The Game as Design Principle (1pm-1:50pm)
Brian Waniewski, Managing Director, Institute of Play
This presentation will explore how the design principles underlying games were leveraged to create a new kind of public school in NYC, called Quest to Learn. See how these principles play out across the school—in the curriculum design process and in the classroom—and what the game—as a metaphor and design tool—offers teachers today. Q&A will follow.


Pac-Man lab:
[WORKSHOP] PBS Games for Young Learners (1pm-1:50pm)
Barbara Lukas, Family Learning Coordinator, WMHT
This hands-on session will introduce free, educational multimedia resources for teachers and students available from WMHT and PBS, with a special focus on early childhood learners. (PreK – Grade 2).


Sonic lab:
[WORKSHOP] Taking Learning Underground: Minecraft in the Classroom (1pm-3:50pm)
Joel Levin, Technology Integrator, Columbia Grammar and Preparatory School and Lucas Gillispie, Instructional Technology Coordinator, Pender County Schools
The game Minecraft has taken the gaming community by storm, demonstrating that independent games are alive and well. Grab your mining pick and join Lucas Gillispie as you explore this incredibly simple yet powerful sandbox world where you are only limited by your imagination. In addition to playing and building together, we’ll discuss curricular connections and collectively brainstorm ways you can engage student learning with this compelling virtual world.

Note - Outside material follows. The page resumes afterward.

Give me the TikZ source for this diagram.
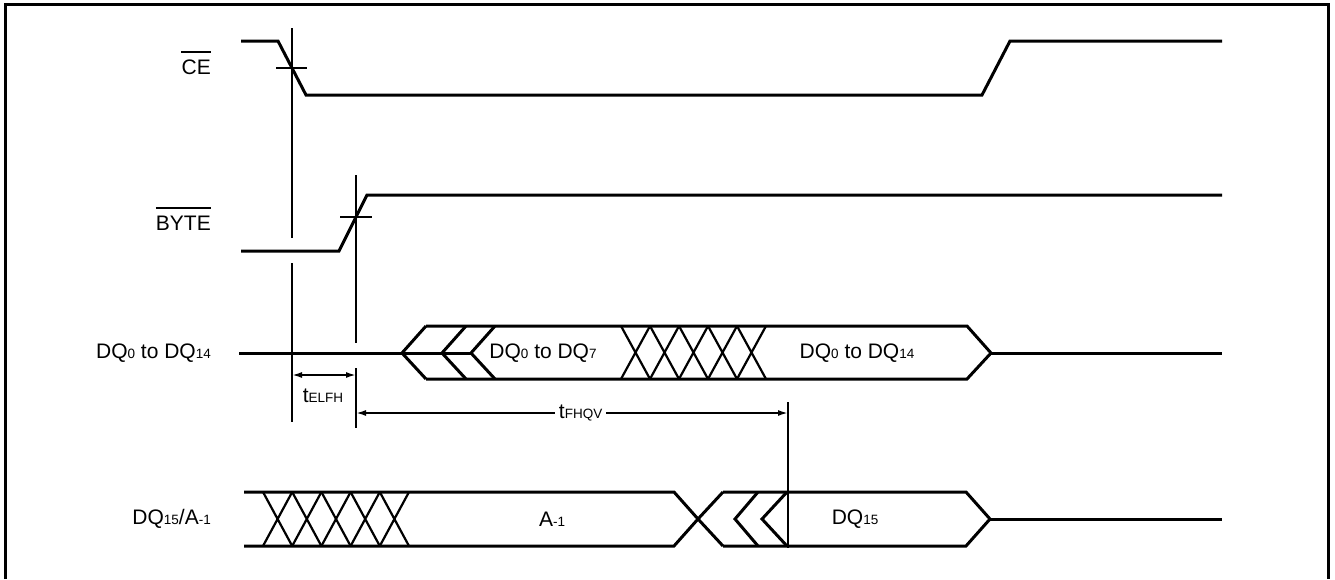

2:00pm – Presentations & Workshops

Early Childhood Science Resources from The Jim Henson Company (2pm-2:50pm)
Maura Thompson, Associate Director – Children’s Outreach, Thirteen/WNET
The Jim Henson Company’s Sid the Science Kid and Dinosaur Train are preschool science series that air on PBS Kids nationally. Dinosaur Train encourages basic scientific thinking skills as the audience learns about life science, natural history and paleontology. Participants will learn about new initiatives that encourage adults to get into nature with young children including a geocaching challenge, a nature trackers club and a citizen science project with the Cornell Lab of Ornithology. Sid the Science Kid features a practical in-school science curriculum and uses music and humor to celebrate children’s natural curiosity about science in everyday life. Session participants will gain the materials and support necessary to implement Sid the Science Kid resources in their classroom. Both series are founded in cognitive research and participants will have the opportunity to sign up to receive free educational resources for both series.


Pac-Man lab:
[WORKSHOP] Screencasting for Educators and Students (2pm-3:50pm)
Kathleen A. Gormley, PhD, Associate Professor, The Sage Colleges, Troy, NY; Peter McDermott, PhD, Professor, Pace University, New York, New York
This is a hands on workshop that will teach participants how to develop effective screencasts using Jing and Screencast-o-matic, free Web 2.0 tools. Attendees are encouraged to bring laptops to the session, which will address screencasting K-12.


3:00pm – Workshops

Tetris lab:
[WORKSHOP] Scratch Impact on Students Methodological Capabilities: Brief Introduction and Hands on Activities (3pm-3:50pm)
Teresa Ferrer, PhD Student and Research Scholar, SUNY Albany-Blanquerna University
As we all know, our students need to be able to understand and synthesize tons of information, but furthermore, they need to be able to create new knowledge. One feasible way is using computers and programming activities since they offer a safe and encouraging environment for students to start creating. In this sense, Scratch is different from other programming languages and this presentation aims to briefly introduce its main features through a hands-on activity, and present past studies that show its impact on self-directed and mathematical capabilities.